Gli "esperti" di economia dicono che sarà necessario più di mezzo secolo per riassumere la retta via. Gli stessi "esperti", che profetizzavano un processo senza fine del modello economico occidentale, devono prendere atto che il 40% dei giovani italiani non ha lavoro, cioè poco meno del 20% della intera popolazione abile tricolore. Siamo tornati all’inizio degli anni ’70.
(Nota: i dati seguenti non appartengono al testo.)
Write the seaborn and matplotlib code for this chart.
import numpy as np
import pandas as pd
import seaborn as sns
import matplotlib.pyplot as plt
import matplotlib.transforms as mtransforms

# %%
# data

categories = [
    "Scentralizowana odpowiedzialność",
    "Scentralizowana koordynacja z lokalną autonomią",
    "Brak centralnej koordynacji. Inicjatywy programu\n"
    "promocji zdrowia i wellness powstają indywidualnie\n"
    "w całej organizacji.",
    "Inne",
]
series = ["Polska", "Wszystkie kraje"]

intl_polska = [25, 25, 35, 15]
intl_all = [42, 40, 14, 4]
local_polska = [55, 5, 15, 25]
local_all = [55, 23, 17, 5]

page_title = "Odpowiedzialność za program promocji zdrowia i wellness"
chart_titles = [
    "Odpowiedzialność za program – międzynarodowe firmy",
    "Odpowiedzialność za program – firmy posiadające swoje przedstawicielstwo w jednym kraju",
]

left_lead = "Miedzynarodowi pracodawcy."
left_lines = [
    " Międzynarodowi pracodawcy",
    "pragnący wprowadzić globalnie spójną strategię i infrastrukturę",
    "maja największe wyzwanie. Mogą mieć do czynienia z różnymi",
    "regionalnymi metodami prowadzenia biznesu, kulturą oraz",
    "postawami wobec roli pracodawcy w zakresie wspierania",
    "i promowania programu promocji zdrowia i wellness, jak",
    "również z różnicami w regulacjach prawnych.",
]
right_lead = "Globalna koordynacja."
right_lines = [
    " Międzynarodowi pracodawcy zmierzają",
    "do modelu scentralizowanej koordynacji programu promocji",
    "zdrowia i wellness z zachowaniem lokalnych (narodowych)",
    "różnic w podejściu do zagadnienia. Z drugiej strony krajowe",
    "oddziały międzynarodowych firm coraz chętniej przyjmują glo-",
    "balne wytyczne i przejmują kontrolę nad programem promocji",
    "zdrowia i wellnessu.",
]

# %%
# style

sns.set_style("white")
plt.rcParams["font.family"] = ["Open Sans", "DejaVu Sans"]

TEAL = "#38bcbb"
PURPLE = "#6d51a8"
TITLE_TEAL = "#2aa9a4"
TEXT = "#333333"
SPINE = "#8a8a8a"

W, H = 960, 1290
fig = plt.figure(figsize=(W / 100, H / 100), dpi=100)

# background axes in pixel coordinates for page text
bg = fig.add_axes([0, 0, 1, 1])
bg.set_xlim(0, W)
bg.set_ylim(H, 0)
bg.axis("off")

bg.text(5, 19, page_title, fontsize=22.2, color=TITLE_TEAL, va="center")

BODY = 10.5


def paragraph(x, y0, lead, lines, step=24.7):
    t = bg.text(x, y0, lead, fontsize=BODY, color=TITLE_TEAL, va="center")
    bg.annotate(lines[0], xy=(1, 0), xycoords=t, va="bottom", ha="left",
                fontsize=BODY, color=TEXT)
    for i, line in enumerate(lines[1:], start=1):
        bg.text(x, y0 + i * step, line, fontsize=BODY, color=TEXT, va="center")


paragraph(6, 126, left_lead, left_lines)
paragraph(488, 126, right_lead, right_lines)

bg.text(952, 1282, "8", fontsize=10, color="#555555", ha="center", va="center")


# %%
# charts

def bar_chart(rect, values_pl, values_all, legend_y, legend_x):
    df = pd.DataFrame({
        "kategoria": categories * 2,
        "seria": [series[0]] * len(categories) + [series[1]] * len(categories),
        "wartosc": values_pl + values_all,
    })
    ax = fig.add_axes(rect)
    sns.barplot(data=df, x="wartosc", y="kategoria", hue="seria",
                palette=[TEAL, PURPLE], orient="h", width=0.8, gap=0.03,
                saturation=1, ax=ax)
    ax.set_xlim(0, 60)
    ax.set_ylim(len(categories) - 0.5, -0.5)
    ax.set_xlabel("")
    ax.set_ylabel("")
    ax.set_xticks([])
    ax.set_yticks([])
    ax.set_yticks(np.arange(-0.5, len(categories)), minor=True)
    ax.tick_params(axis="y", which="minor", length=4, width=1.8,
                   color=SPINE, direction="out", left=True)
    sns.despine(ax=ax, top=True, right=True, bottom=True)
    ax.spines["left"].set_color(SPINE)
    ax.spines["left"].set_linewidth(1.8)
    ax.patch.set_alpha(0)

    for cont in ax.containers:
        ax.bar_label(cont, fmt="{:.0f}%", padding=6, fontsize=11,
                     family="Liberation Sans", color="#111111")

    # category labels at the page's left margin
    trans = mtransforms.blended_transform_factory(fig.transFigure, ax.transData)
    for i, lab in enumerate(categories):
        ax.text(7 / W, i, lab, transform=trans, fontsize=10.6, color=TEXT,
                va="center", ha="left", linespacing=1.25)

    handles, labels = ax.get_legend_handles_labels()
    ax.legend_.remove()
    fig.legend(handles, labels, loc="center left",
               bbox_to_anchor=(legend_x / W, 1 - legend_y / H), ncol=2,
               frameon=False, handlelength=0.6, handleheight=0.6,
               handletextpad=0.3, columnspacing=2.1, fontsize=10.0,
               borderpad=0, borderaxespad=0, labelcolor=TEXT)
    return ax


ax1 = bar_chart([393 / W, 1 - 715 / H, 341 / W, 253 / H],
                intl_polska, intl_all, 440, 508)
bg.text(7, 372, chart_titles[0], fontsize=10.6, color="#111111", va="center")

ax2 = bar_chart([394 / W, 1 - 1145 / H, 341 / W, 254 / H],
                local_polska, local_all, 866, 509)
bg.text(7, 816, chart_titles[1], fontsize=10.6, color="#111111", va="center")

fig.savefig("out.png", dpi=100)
Veniamo da 30 anni di appuntamenti mancati: riforme mai attuate, modifica della costituzione che sia espressione dei tempi, nuova legge elettorale e riforma di lavoro e pensioni, sono soltanto alcuni dei temi più caldi. La politica ha mostrato l’incapacità di comprendere pienamente i cambiamenti e si è chiusa a difesa del fortino delle rendite di posizione e privilegi acquisiti dai soliti noti, approssimando anche la programmazione di un superficiale ingresso in Europa.
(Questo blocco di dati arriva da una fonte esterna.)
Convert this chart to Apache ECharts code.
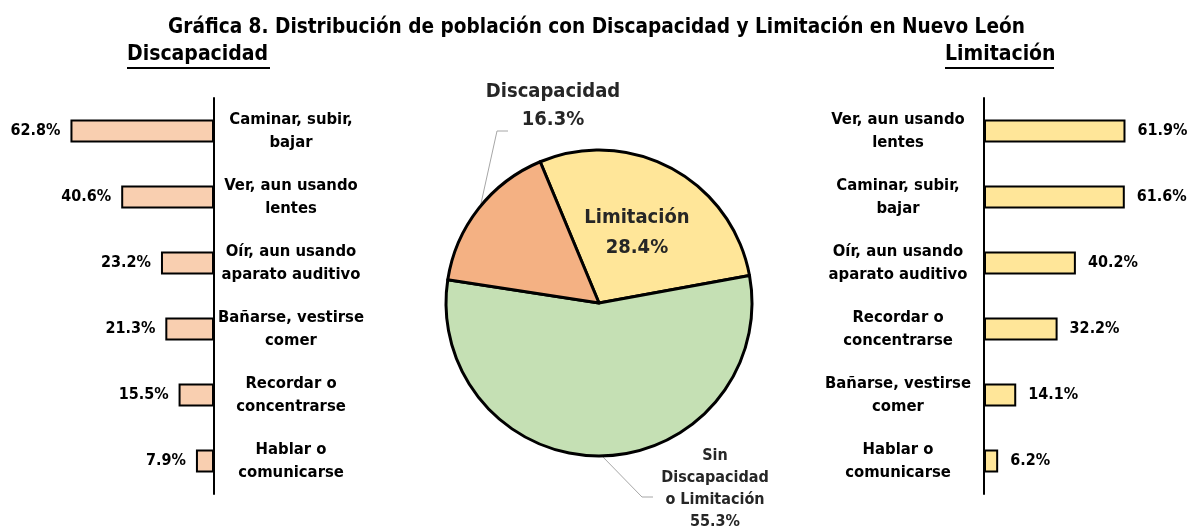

Per incompetenza, arroganza e sottovalutazione delle situazioni, si è minato il modello sociale che ci aveva decentemente accompagnato per oltre 50 anni, mettendone a rischio la tenuta.

Le responsabilità dell’attuale dramma socio-economico, ovviamente legato in parte alla crisi mondiale dell'ultimo decennio, hanno una paternità ben precisa, fatta di cognomi e facce ben conosciute, non hanno pagato affatto per questa mancanza di lungimiranza e restano ben ancorati alle loro poltrone, magari giocando ai “quattro cantoni” del potere.
Il paradosso è che questi fantomatici esperti elargiscono adesso a piene mani le più fantasiose ricette su come uscire dal disastro da loro stessi “progettato”. Un’alternanza di visioni apocalittiche quanto feconde e paradisiache, a seconda che si scelga una posizione piuttosto che un’altra, ma tutte caratterizzate dalla mancanza di dialogo che esclude i cittadini dal potere decisionale.